En parlant de grandes manifestations, en 2018, le KPRF était sans doute la force principale du mouvement contre la réforme des retraites mise en place par Vladimir Poutine, pourrais-tu nous parler de cette époque et de ce qu’a donné la mobilisation des communistes ? 

En 2018, nous avons organisé trois grands rassemblements sur l’avenue Sakharov contre le l’augmentation de l’âge de la retraite, ces derniers ont chacun réuni plus de 100 000 participants. 

Lors de la lecture du projet de loi à la Douma d’Etat, les députés du Parti Communiste ont voté contre. Parallèlement, un référendum a été lancé à Moscou contre cette augmentation de l’âge de départ à la retraite, mais la Commission électorale centrale a délibérément entravé le développement de ce processus. 
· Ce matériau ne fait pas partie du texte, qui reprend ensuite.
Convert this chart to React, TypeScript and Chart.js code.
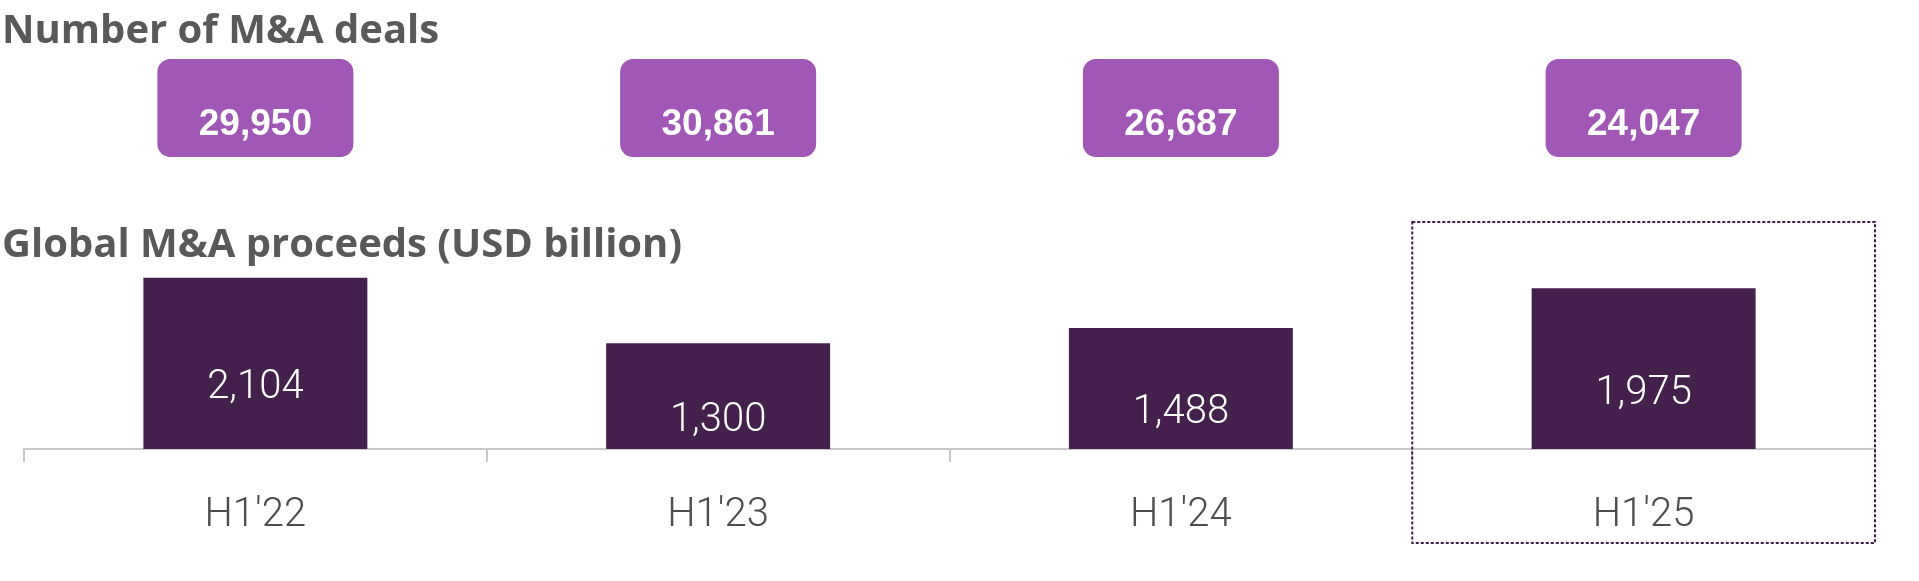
import React, { useEffect, useRef } from "react";
import { Chart, registerables } from "chart.js";

Chart.register(...registerables);

const categories = ["H1'22", "H1'23", "H1'24", "H1'25"];
const proceeds = [2104, 1300, 1488, 1975];
const dealCounts = [29950, 30861, 26687, 24047];
const dealsTitle = "Number of M&A deals";
const proceedsTitle = "Global M&A proceeds (USD billion)";
const highlightIndex = 3;

const fmt = (v: number) => v.toLocaleString("en-US");

const overlayPlugin = {
  id: "overlay",
  afterDraw(chart: any) {
    const ctx: CanvasRenderingContext2D = chart.ctx;
    const xs = chart.scales.x;
    const area = chart.chartArea;
    ctx.save();

    // section titles
    ctx.fillStyle = "#595959";
    ctx.textAlign = "left";
    ctx.textBaseline = "alphabetic";
    ctx.font = "bold 40px 'Open Sans', 'Noto Sans', sans-serif";
    ctx.fillText(dealsTitle, 2, 43);
    ctx.fillText(proceedsTitle, 2, 257);

    // deal count boxes
    dealCounts.forEach((v, i) => {
      const cx = xs.getPixelForValue(i);
      ctx.fillStyle = "#A057B5";
      ctx.beginPath();
      (ctx as any).roundRect(cx - 98, 59, 196, 98, 13);
      ctx.fill();
      ctx.fillStyle = "#ffffff";
      ctx.textAlign = "center";
      ctx.font = "bold 37px 'Liberation Sans', Arial, sans-serif";
      ctx.fillText(fmt(v), cx, 135);
    });

    // bar value labels
    const meta = chart.getDatasetMeta(0);
    meta.data.forEach((el: any, i: number) => {
      const mid = (el.y + el.base) / 2;
      ctx.fillStyle = "#ffffff";
      ctx.textAlign = "center";
      ctx.font = "300 40px Roboto, sans-serif";
      ctx.fillText(fmt(proceeds[i]), el.x, mid + 35);
    });

    // dashed highlight box around last category
    const left =
      (xs.getPixelForValue(highlightIndex - 1) + xs.getPixelForValue(highlightIndex)) / 2;
    ctx.strokeStyle = "#3E1F48";
    ctx.lineWidth = 2;
    ctx.setLineDash([3, 2]);
    ctx.strokeRect(left, 222, area.right - left, 321);
    ctx.restore();
  },
};

export default function App() {
  const ref = useRef<HTMLCanvasElement | null>(null);

  useEffect(() => {
    document.body.style.margin = "0";
    const canvas = ref.current;
    if (!canvas) return;
    const chart = new Chart(canvas, {
      type: "bar",
      data: {
        labels: categories,
        datasets: [
          {
            data: proceeds,
            backgroundColor: "#44214D",
            borderWidth: 0,
            categoryPercentage: 1,
            barPercentage: 0.484,
          },
        ],
      },
      options: {
        responsive: false,
        animation: false,
        events: [],
        devicePixelRatio: 1,
        layout: { padding: { left: 24, right: 44, top: 205, bottom: 42 } },
        plugins: {
          legend: { display: false },
          tooltip: { enabled: false },
          title: { display: false },
        },
        scales: {
          x: {
            offset: true,
            grid: {
              display: true,
              drawOnChartArea: false,
              drawTicks: true,
              tickLength: 13,
              color: "#C8C8C8",
              lineWidth: 2,
              offset: true,
            },
            border: { display: true, color: "#C8C8C8", width: 2 },
            ticks: {
              color: "#4D4D4D",
              padding: 30,
              font: { family: "Roboto, sans-serif", size: 40, weight: "300" as any },
            },
            afterFit: (s: any) => {
              s.height = 90;
            },
          },
          y: {
            display: false,
            min: 0,
            max: 3000,
          },
        },
      },
      plugins: [overlayPlugin],
    });
    return () => chart.destroy();
  }, []);

  return (
    <div style={{ width: 1919, height: 581, background: "#ffffff" }}>
      <canvas ref={ref} width={1919} height={581} style={{ display: "block" }} />
    </div>
  );
}
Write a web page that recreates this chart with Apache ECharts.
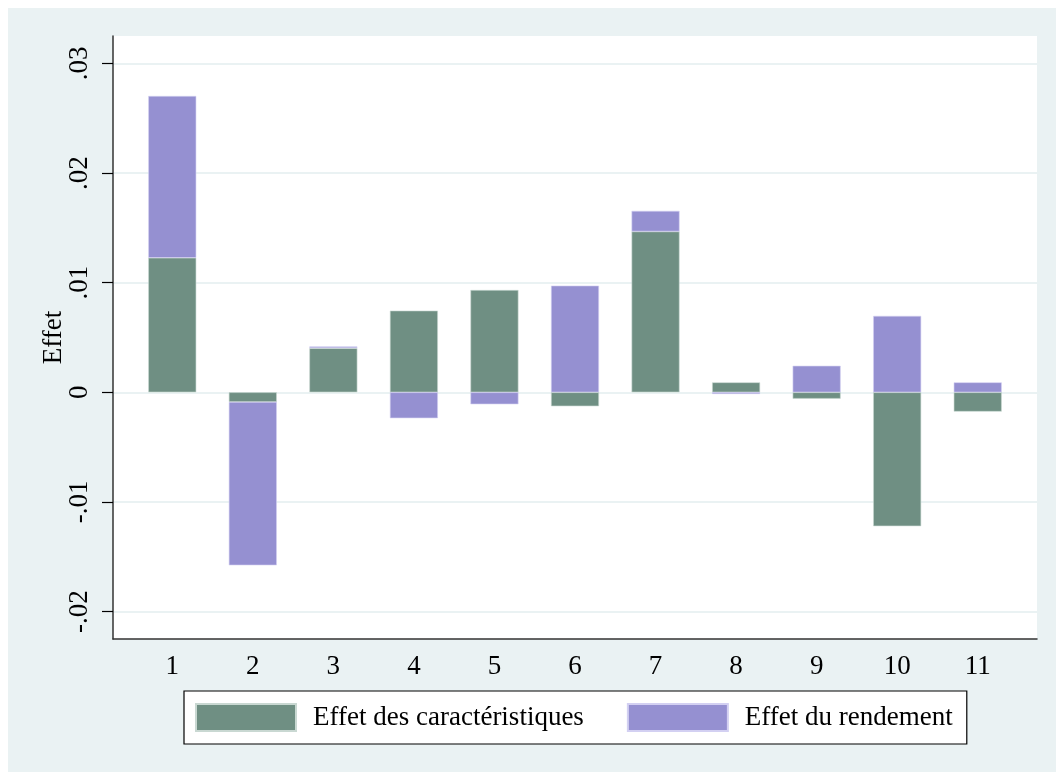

Dans le même temps, de nombreux mouvements gauchistes et d’autres petits partis ou mouvements sociaux ont surgi pour diviser les groupes de protestation. 

Pour être honnête : malheureusement, les autorités ont réussi à diviser l’opposition, ce qui a annulé nos efforts. Nous fondions beaucoup d’espoirs sur la nouvelle convocation de la Douma d’Etat, mais nous n’avons pas pu renforcer suffisamment notre position pour défendre notre premier projet de loi : rétablir le précédent âge de départ à la retraite. 

Les médias atlantistes français disent souvent de Vladimir Poutine qu’il est  « l’homme qui aimerait faire revivre l’URSS », est-ce Vladimir Poutine joue sur cette ambiguïté et sur la nostalgie de l’Union Soviétique ? Vous les communistes du KPRF qui êtes les vrais garants de cet héritage que pensez vous de cela ? 

Il ne s’agit là que d’un tour de passe passe, une technique de technocrate pour embobiner le public, rien de plus. 

Vladimir Poutine est le successeur d’Eltsine et de sa politique. Ses actions en tant que président et premier ministre ces vingt dernières années ont démontré qu’il ne travaillait que dans l’intérêt des grands oligarques et non pour améliorer les conditions socio-économiques de la population de notre pays. 

Au-delà de la lutte contre la fraude électorale, quels seront les principaux combats du KPRF dans les mois et les années à venir ? Penses-tu qu’il existe une perspective communiste en Russie ? 

La lutte contre le vote électronique et l’annulation des résultats des élections à Moscou, sera en effet l’un de nos principaux combats. 

Si dans les pays européens le vote électronique est une procédure transparente, en Russie il est devenu le plus grand instrument de truquage des élections de 2021. 

Nous savons avec certitude que cette fois, nous avons reçu un énorme soutien des électeurs et que la population a placé de grands espoirs dans notre parti. 

Nous voulons défendre la possibilité de participer à des élections libres, transparentes et équitables sans falsifications sales. Et la lutte pour cela peut devenir un nouveau cycle dans le développement de l’idée de gauche dans l’ensemble de la Russie.